Well, if you want some fun, USB ethernet dongle in the bottom of the phone and then you can route traffic for test purposes. (The default hotspot creation logic might not work though and would need adjustment so that it understands it is routing from the WiFi hotspot to the ethernet rather than from the WiFi hotspot to the cellular modem.)
Even without routing, you can definitely test the WiFi hotspot itself e.g. if you spin up a server on the Librem 5 itself (any server, doesn’t really matter what).
All of the devices that I tried seem to fail early in the hotspot connection process. dmesg does not show anything on my Linux laptop. So it may or may not be getting to that routing issue. The QR code that PureOS shows worked on my Android device, and it saw it as a WiFi 6 device. But it never established a connection. So, maybe do not run out and buy this for a hotspot. But it is only a $29 experiment, plus time for finding and figuring out how to load the firmware. OpenWRT might handle this card better though.
Back to the WiFi connectivity stability issue, the only reason why this card may be running smoothly (as a WiFi client) is because PureOS may not be activating any power savings modes on it. I imagine that requires tweaking for each card. The same stability might be achieved with the bundled WiFi card with the right settings (and extra power consumption).
Without a lot of other peripherals and power hungry hubs, with a 5000mAh such battery it may easily get away without enabling power saving modes at all
Wow. That was good timing. I updated the OS and rechecked that I had the same problem. I did.
debian/output$ sudo dpkg --force-depends -i *.deb
dpkg: libnm-dev:arm64: dependency problems, but configuring anyway as you requested:
libnm-dev:arm64 depends on libglib2.0-dev; however:
Package libglib2.0-dev is not installed.
I am probably going to wipe this OS, so I am not too concerned with breaking apt. But other people should be more careful. My recommendation is to wait for this to be available as a standard update. Without restarting, I checked the hotspot, and it worked! While I have no Internet without a SIM card in it, I was able to ssh into it with its 10.x.x.1 IP address. So, with this, I could have a fairly nice hotspot, provided that I use it sparingly or plugged in. My Android device still sees it as a WiFi 6 access point.
On Ubuntu I have a file in /etc/NetworkManager/conf.d that sets wifi.powersave = 2 because, with the WiFi card that I have in that particular computer, power save stuffs up royally. (2 means disable, 3 means enable.) There is probably an equivalent nmcli incantation if you want to change it dynamically. (I just want to turn if off! permanently.)
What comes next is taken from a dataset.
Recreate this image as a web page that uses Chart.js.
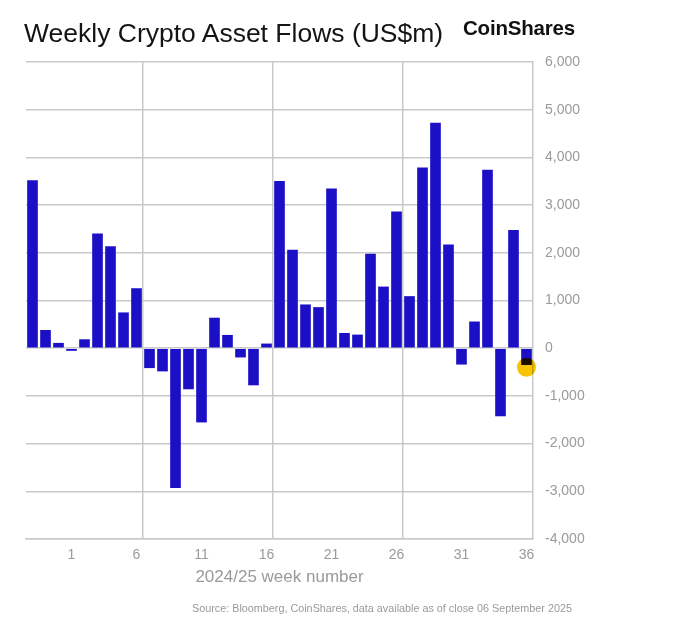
<!DOCTYPE html>
<html>
<head>
<meta charset="utf-8">
<title>Weekly Crypto Asset Flows</title>
<script src="https://cdn.jsdelivr.net/npm/chart.js@4.4.1/dist/chart.umd.min.js"></script>
<style>
  html, body { margin: 0; padding: 0; background: #fff; }
  #wrap { position: relative; width: 682px; height: 624px; overflow: hidden; }
  #chart { position: absolute; left: 0; top: 0; }
  .txt { position: absolute; white-space: nowrap; line-height: 1; font-family: "Liberation Sans", Arial, sans-serif; }
  #title { left: 24px; top: 19.6px; font-size: 26.5px; color: #141414; }
  #logo { left: 463px; top: 18px; font-size: 20.5px; font-weight: bold; color: #111; letter-spacing: -0.2px; }
  #source { left: 192px; top: 603px; font-size: 10.8px; color: #9a9a9a; }
</style>
</head>
<body>
<div id="wrap">
  <canvas id="chart" width="682" height="624"></canvas>
  <div class="txt" id="title">Weekly Crypto Asset Flows (US$m)</div>
  <div class="txt" id="logo">CoinShares</div>
  <div class="txt" id="source">Source: Bloomberg, CoinShares, data available as of close 06 September 2025</div>
</div>
<script>
// week numbers, last weeks of 2024 then 2025
const weeks = ['50', '51', '52', '1', '2', '3', '4', '5', '6', '7', '8', '9', '10',
  '11', '12', '13', '14', '15', '16', '17', '18', '19', '20', '21', '22', '23', '24',
  '25', '26', '27', '28', '29', '30', '31', '32', '33', '34', '35', '36'];

// weekly flows, US$m
const flows = [3520, 382, 111, -55, 187, 2403, 2139, 750, 1257, -417, -486, -2931, -861,
  -1556, 639, 278, -194, -778, 97, 3507, 2063, 917, 861, 3347, 319, 285, 1979,
  1292, 2868, 1091, 3790, 4727, 2175, -343, 559, 3741, -1427, 2476, -352];

// yellow marker on the latest week
const highlight = [null, null, null, null, null, null, null, null, null, null, null, null, null,
  null, null, null, null, null, null, null, null, null, null, null, null, null, null,
  null, null, null, null, null, null, null, null, null, null, null, -400];

const shownWeeks = ['1', '6', '11', '16', '21', '26', '31', '36'];
const yTicks = [-4000, -3000, -2000, -1000, 0, 1000, 2000, 3000, 4000, 5000, 6000];
const dividerIdx = [9, 19, 29];   // vertical lines between weeks

const GRID = '#c9c9c9';
const LABEL = '#9a9a9a';
const FONT = '"Liberation Sans", Arial, sans-serif';

// marker is drawn in multiply mode, so where it overlaps the bar it goes dark
const multiplyMarker = {
  id: 'multiplyMarker',
  beforeDatasetDraw(chart, args) {
    if (args.meta.type === 'line') { chart.ctx.save(); chart.ctx.globalCompositeOperation = 'multiply'; }
  },
  afterDatasetDraw(chart, args) {
    if (args.meta.type === 'line') chart.ctx.restore();
  }
};

new Chart(document.getElementById('chart'), {
  type: 'bar',
  data: {
    labels: weeks,
    datasets: [
      {
        type: 'bar',
        data: flows,
        backgroundColor: '#1b10c6',
        borderWidth: 0,
        categoryPercentage: 1,
        barPercentage: 0.82,
        order: 2
      },
      {
        type: 'line',
        data: highlight,
        showLine: false,
        pointRadius: 9.5,
        pointBackgroundColor: '#f6c400',
        pointBorderWidth: 0,
        clip: false,
        order: 1
      }
    ]
  },
  options: {
    responsive: false,
    animation: false,
    layout: { padding: { left: 26, top: 62, right: 0, bottom: 0 } },
    plugins: { legend: { display: false }, tooltip: { enabled: false } },
    scales: {
      x: {
        grid: {
          offset: true,
          drawTicks: false,
          lineWidth: 1.5,
          color: ctx => dividerIdx.includes(ctx.index) ? GRID : 'rgba(0,0,0,0)'
        },
        border: { display: true, color: GRID, width: 1.5 },
        ticks: {
          autoSkip: false,
          maxRotation: 0,
          minRotation: 0,
          padding: 8,
          color: LABEL,
          font: { family: FONT, size: 14 },
          callback: (v, i) => shownWeeks.includes(weeks[i]) ? weeks[i] : ''
        },
        title: {
          display: true,
          text: '2024/25 week number',
          color: LABEL,
          font: { family: FONT, size: 17 },
          padding: { top: 0, bottom: 36 }
        },
        afterFit: s => { s.height = 85; }
      },
      y: {
        position: 'right',
        min: yTicks[0],
        max: yTicks[yTicks.length - 1],
        afterBuildTicks: s => { s.ticks = yTicks.map(v => ({ value: v })); },
        grid: { drawTicks: false, color: GRID, lineWidth: 1.5 },
        border: { display: true, color: GRID, width: 1.5 },
        ticks: {
          padding: 12,
          color: LABEL,
          font: { family: FONT, size: 14 },
          callback: v => v.toLocaleString('en-US')
        },
        afterFit: s => { s.width = 149; }
      }
    }
  },
  plugins: [multiplyMarker]
});
</script>
</body>
</html>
That’s your problem. You never want to do that unless you know exactly what you’re doing.
These packages should be installable with no dependency issues on an up-to-date byzantium system though. All you need is network-manager and libnm0, the rest only matters if you had them installed before.
BTW. You can use apt instead of dpkg to install deb files to let it handle dependencies for you.
It’s already disabled by default for WiFi because of UAPSD issues on Redpine cards. For modem, you can disable autosuspend for USB devices in sysfs. I don’t recommend doing that unless you’re in need for a portable hand heater.
Could the power management topic be a topic that impacts the topic of performance of docking stations / HDMI signal? Because at the end of the day a USB-C docking station is also a USB device.